Reklam

10 Ağustos 2015 Pazartesi

NEDEN AĞLARIZ ?



    

’’Erkekler ağlamaz sil gözyaşını’’ demiş Nilüfer oysa gözyaşları geldiğinde cinsiyet, yaş, ortam dinlemeksizin süzülüyor gözlerden… Meğer ağlamakta insana iyi gelirmiş en azından gözün içerisindeki mikroplardan arınmasını sağlar göz kuruluğunu önler ve gözü bakterilerden korurmuş. Göz yaşarlı süzülürken yanaklarımızdan kaçımız bu faydaları düşünürüz ki. O an hepimiz vücudumuza veya ruhumuza yüklenen acılara daha fazla dayanamayarak tepkimeye gireriz. Bazen acı bir haber, bazen düşük bir not, bazen bir yakınımızın kaybı bazen de istemsizce ağlarız.

    
     Ama ne yazık ki erkekler bu duygu dışa vurumun da kızlar kadar rahat değil. Toplum olarak hala erkeklerin ağlamasını garipsiyoruz, ağlamayı ihtiyaç, zorunluluk gibi değil de acizlik olarak görüyoruz. Oysa acılara sadece insan olanların vicdan ve merhameti sayesinde tepki verebileceğini unutuyoruz. Erkekleri buzdan kayalar içerisine örüp duygularına dışa vurmalarını engelleyerek insanlıklarını ellerinden alıyoruz.   Aslında insan güçsüz olduğu için değil uzun zamandır güçlü olduğu için ağlar. Karşımıza çıkan her felakette dik durmaya çalışmak hem zihnimiz hem ruhumuzu hem de bedenimizi yoruyor. Ve bunca yorgunluğun bunca birikmişliğin ardından hiç beklemediğimiz anımızda gözyaşları dayanıyor kapımıza. Akıp giden sadece gözlerde biriken yaşlar değil bedenimizde biriken acılar, günahlar, hırslar, kayıplar oluyor.  Ve ağlarken sadece stres hormonlarımız düzene girmiyor insan olduğumuzu tekrar hatırlıyoruz, kalbimiz tekrar varlığını hissettiriyor, vicdanımız tekrar diriliyor. 

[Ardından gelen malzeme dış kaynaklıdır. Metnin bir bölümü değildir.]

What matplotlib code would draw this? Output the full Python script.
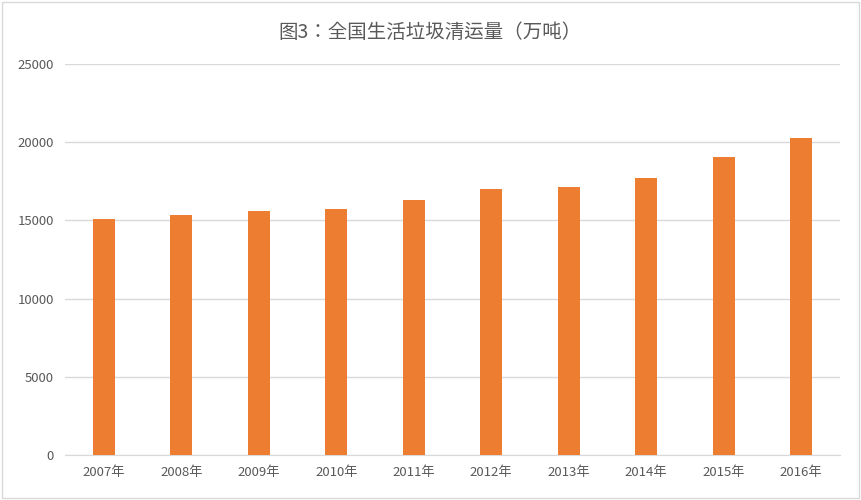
import matplotlib
matplotlib.use("Agg")
import matplotlib.pyplot as plt
from matplotlib import font_manager as fm

years = ["2007年","2008年","2009年","2010年","2011年","2012年","2013年","2014年","2015年","2016年"]
values = [15080, 15320, 15620, 15705, 16300, 16990, 17135, 17740, 19060, 20256]
yticks = [0, 5000, 10000, 15000, 20000, 25000]
title = "图3：全国生活垃圾清运量（万吨）"

cjk = None
for f in fm.findSystemFonts():
    if "CJK" in f and ("SC" in f or "Sans" in f):
        try:
            fm.fontManager.addfont(f)
            name = fm.FontProperties(fname=f).get_name()
            if cjk is None or "SC" in name:
                cjk = name
        except Exception:
            pass
plt.rcParams["font.family"] = [cjk or "Noto Sans CJK SC", "DejaVu Sans"]

fig = plt.figure(figsize=(8.61, 5.0), dpi=100)
ax = fig.add_axes([65/861, 45/500, 775/861, 391/500])
x = range(len(years))
ax.bar(x, values, width=0.29, color="#ED7D31", zorder=3)
ax.set_xticks(list(x))
ax.set_xticklabels(years, fontsize=9.5, color="#595959")
ax.set_yticks(yticks)
ax.set_yticklabels([str(v) for v in yticks], fontsize=9.5, color="#595959")
ax.set_ylim(0, 25000)
ax.set_xlim(-0.5, len(years)-0.5)
ax.grid(axis="y", color="#D9D9D9", linewidth=1, zorder=0)
for s in ["top", "right", "left"]:
    ax.spines[s].set_visible(False)
ax.spines["bottom"].set_color("#D9D9D9")
ax.tick_params(length=0, pad=8)
fig.text(0.5, 1-32/500, title, ha="center", va="center", fontsize=14, color="#595959")
fig.patches.append(plt.Rectangle((0.002, 0.004), 0.996, 0.992, transform=fig.transFigure,
                                 fill=False, edgecolor="#D9D9D9", linewidth=1))
fig.savefig("out.png", dpi=100)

     Bazen tutarız gözyaşlarımız akıp gitmesine izin vermeyiz sanki boğaza düğümlenir o yaşlar da konuşamayız, yutkunamayız. İnanın o daha çok çaba gerektiriyor akıp gelen yaşlara engel olmayalım insani bir ihtiyaç olan ağlamayı acizlikten saymayalım.